Friday marked the major milestone in the Brexit saga for the UK as they departed from the EU at 23:00 GMT. Thursday saw the last EU meeting which included the UK MEP’s who patriotically waved Union Jack flags and sang Auld Lang Syne as the meeting drew to a close. The EU reciprocated through a light display which depicted the colours of the Union Jack in Brussels on Thursday night. As the UK gets one step further to sealing the Brexit deal for good, the market scrambles to identify what could be next for the UK and its interacting exchange rate pairings. GBP and USD have been trading in favour of the upside in recent days after the BoE’s announcement that interest rates will remain at 0.75%. This gave a boost to the GBP and saw it edge over USD. However, analysts warn that GBP’s strength may be limited which could give way to weakness as Brexit unfolds.
UK Departs From the EU and Moves One Step Closer to British Independence
Friday 31st January marked the day that the UK left the European Union. The move meant that the UK will no longer play a role in any further EU meetings and cannot provide input into EU matters from this date on. GBP could turn volatile as the weeks go on and the EU-UK trade agreement issue is attempted to be resolved. Previous showings from GBP as Brexit uncertainties unfolded saw the currency slip as investors panicked at the thought of a ‘no deal’ Brexit. Friday did not mark the end of the Brexit saga and there is still a long way to go for the UK. With the key German industry association, BDI noting that negotiating a trade deal in the given timeframe between the UK and EU would be “impossible” earlier in the week, it left the door open for the chance of a ‘no deal’ Brexit once more which didn’t slip past investors.

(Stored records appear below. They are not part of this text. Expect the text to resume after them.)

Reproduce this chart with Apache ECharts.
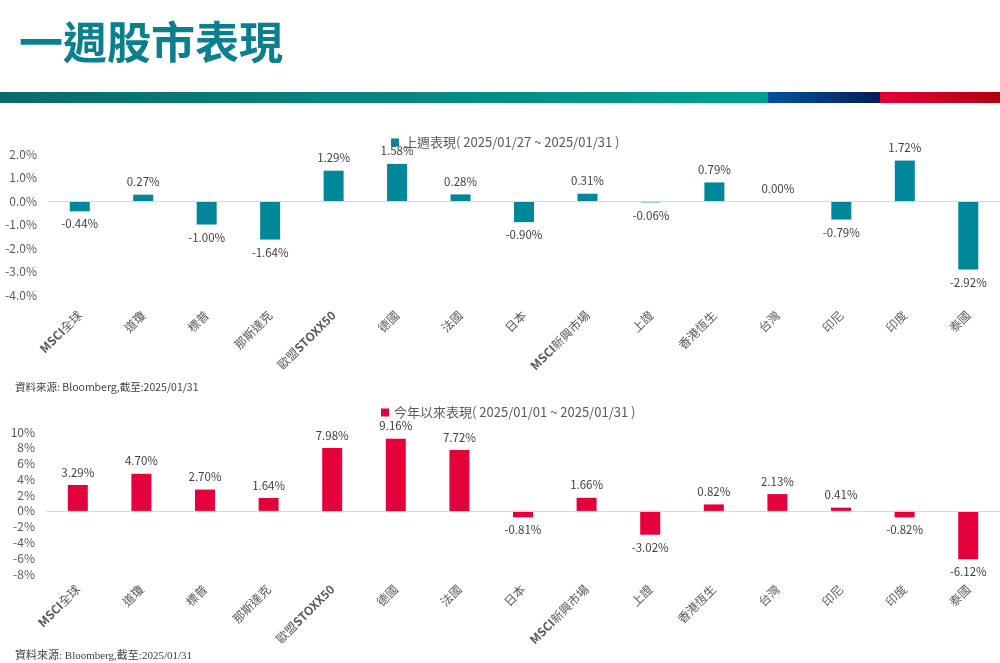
<!DOCTYPE html>
<html><head><meta charset="utf-8">
<script src="https://cdn.jsdelivr.net/npm/echarts@6/dist/echarts.min.js"></script>
<style>html,body{margin:0;padding:0;background:#fff}#c{width:1000px;height:663px}</style>
</head><body><div id="c"></div>
<script>
const categories = ['MSCI全球','道瓊','標普','那斯達克','歐盟STOXX50','德國','法國','日本','MSCI新興市場','上證','香港恆生','台灣','印尼','印度','泰國'];
const weekName = '上週表現( 2025/01/27 ~ 2025/01/31 )';
const weekValues = [-0.44, 0.27, -1.00, -1.64, 1.29, 1.58, 0.28, -0.90, 0.31, -0.06, 0.79, 0.00, -0.79, 1.72, -2.92];
const ytdName = '今年以來表現( 2025/01/01 ~ 2025/01/31 )';
const ytdValues = [3.29, 4.70, 2.70, 1.64, 7.98, 9.16, 7.72, -0.81, 1.66, -3.02, 0.82, 2.13, 0.41, -0.82, -6.12];
const titleText = '一週股市表現';
const sourceText = '資料來源: Bloomberg,截至:2025/01/31';

const FONT = '"Noto Sans CJK TC","Noto Sans",sans-serif';
const chart = echarts.init(document.getElementById('c'), null, {renderer:'canvas'});

function items(vals){
  return vals.map(v => ({value:v, label:{position: v < 0 ? 'bottom' : 'top'}}));
}
function catFmt(s){ return s.replace(/[A-Za-z0-9]+/g, m => '{b|' + m + '}'); }
function xLabel(margin){
  return {
    interval:0, rotate:45, margin:margin, color:'#595959', fontSize:12, fontFamily:FONT,
    formatter: catFmt,
    rich:{b:{fontWeight:'bold', color:'#595959', fontSize:12, fontFamily:FONT}}
  };
}

chart.setOption({
  animation:false,
  backgroundColor:'#fff',
  textStyle:{fontFamily:FONT},
  graphic:[
    {type:'text', left:19, top:20, style:{text:titleText, fill:'#0b7f8d', font:'bold 44px "Noto Sans CJK TC"'}},
    {type:'rect', shape:{x:0,y:92,width:768,height:11}, style:{fill:new echarts.graphic.LinearGradient(0,0,1,0,[{offset:0,color:'#0a6b6a'},{offset:0.45,color:'#05857e'},{offset:1,color:'#00a090'}])}},
    {type:'rect', shape:{x:768,y:92,width:112,height:11}, style:{fill:new echarts.graphic.LinearGradient(0,0,1,0,[{offset:0,color:'#0052a2'},{offset:1,color:'#001d58'}])}},
    {type:'rect', shape:{x:880,y:92,width:120,height:11}, style:{fill:new echarts.graphic.LinearGradient(0,0,1,0,[{offset:0,color:'#e4003a'},{offset:1,color:'#b0000c'}])}},
    {type:'text', left:15, top:382, style:{text:sourceText, fill:'#404040', font:'10.5px "Noto Sans CJK TC"'}},
    {type:'text', left:15, top:651, style:{text:sourceText, fill:'#404040', font:'11px "Liberation Serif","Noto Sans CJK TC",serif'}}
  ],
  legend:[
    {data:[weekName], left:386, top:131, icon:'rect', itemWidth:8, itemHeight:8, itemGap:4,
     textStyle:{color:'#595959', fontSize:13, fontFamily:FONT}, selectedMode:false},
    {data:[ytdName], left:376, top:401, icon:'rect', itemWidth:8, itemHeight:8, itemGap:4,
     textStyle:{color:'#595959', fontSize:13, fontFamily:FONT}, selectedMode:false}
  ],
  grid:[
    {left:48, top:154, width:952, height:141},
    {left:46, top:432, width:958, height:142}
  ],
  xAxis:[
    {type:'category', gridIndex:0, data:categories, axisLine:{show:false, onZero:false}, axisTick:{show:false}, axisLabel:xLabel(18)},
    {type:'category', gridIndex:1, data:categories, axisLine:{show:false, onZero:false}, axisTick:{show:false}, axisLabel:xLabel(13)}
  ],
  yAxis:[
    {type:'value', gridIndex:0, min:-4, max:2, interval:1, splitLine:{show:false},
     axisLabel:{margin:11, color:'#595959', fontSize:12, fontFamily:FONT, formatter:v => v.toFixed(1) + '%'}},
    {type:'value', gridIndex:1, min:-8, max:10, interval:2, splitLine:{show:false},
     axisLabel:{margin:11, color:'#595959', fontSize:12, fontFamily:FONT, formatter:v => v.toFixed(0) + '%'}}
  ],
  series:[
    {name:weekName, type:'bar', xAxisIndex:0, yAxisIndex:0, data:items(weekValues), barWidth:20,
     itemStyle:{color:'#00879a'},
     label:{show:true, distance:7, color:'#404040', fontSize:11.5, fontFamily:FONT, formatter:p => p.value.toFixed(2) + '%'},
     markLine:{silent:true, symbol:'none', label:{show:false}, lineStyle:{color:'#d9d9d9', type:'solid', width:1}, data:[{yAxis:0}]}},
    {name:ytdName, type:'bar', xAxisIndex:1, yAxisIndex:1, data:items(ytdValues), barWidth:20,
     itemStyle:{color:'#e4003a'},
     label:{show:true, distance:7, color:'#404040', fontSize:11.5, fontFamily:FONT, formatter:p => p.value.toFixed(2) + '%'},
     markLine:{silent:true, symbol:'none', label:{show:false}, lineStyle:{color:'#d9d9d9', type:'solid', width:1}, data:[{yAxis:0}]}}
  ]
});
</script></body></html>
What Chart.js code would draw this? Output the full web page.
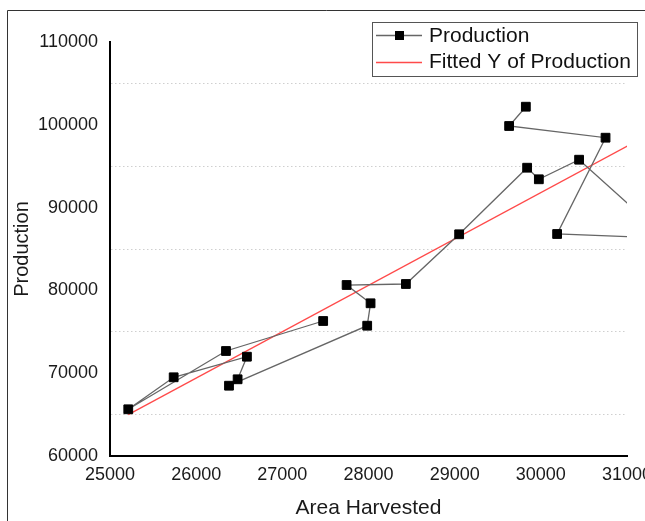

GBP Remains Dominant Over the USD as the Week Draws to a Close After BoE Decision, but It Could Be Short-Lived
GBP closed the trading week off on the front-foot as the BoE’s interest rate decision saw confidence and support flood back to GBP. The rate was left unchanged at 0.75% and after many pre-meeting jitters that sent investors running to safe-haven currencies like USD, GBP looks to have regained most of its losses. GBP’s strength meant that it edged over the USD as these ‘temporary’ investors left the US Dollar as the UK’s economic outlook appeared clearer. However, analysts at the Bank of America noted at the end of the week that GBP’s strength may be limited, suggesting that Brexit and upcoming data releases could lead to a downfall in the currency as the path forward for the UK is far from set in stone.
For now the GBP/USD exchange rate favours the GBP on the upside, but investors will be keen to witness the Brexit unfolding’s and any upcoming data releases for both countries which may shift the exchange rate either way.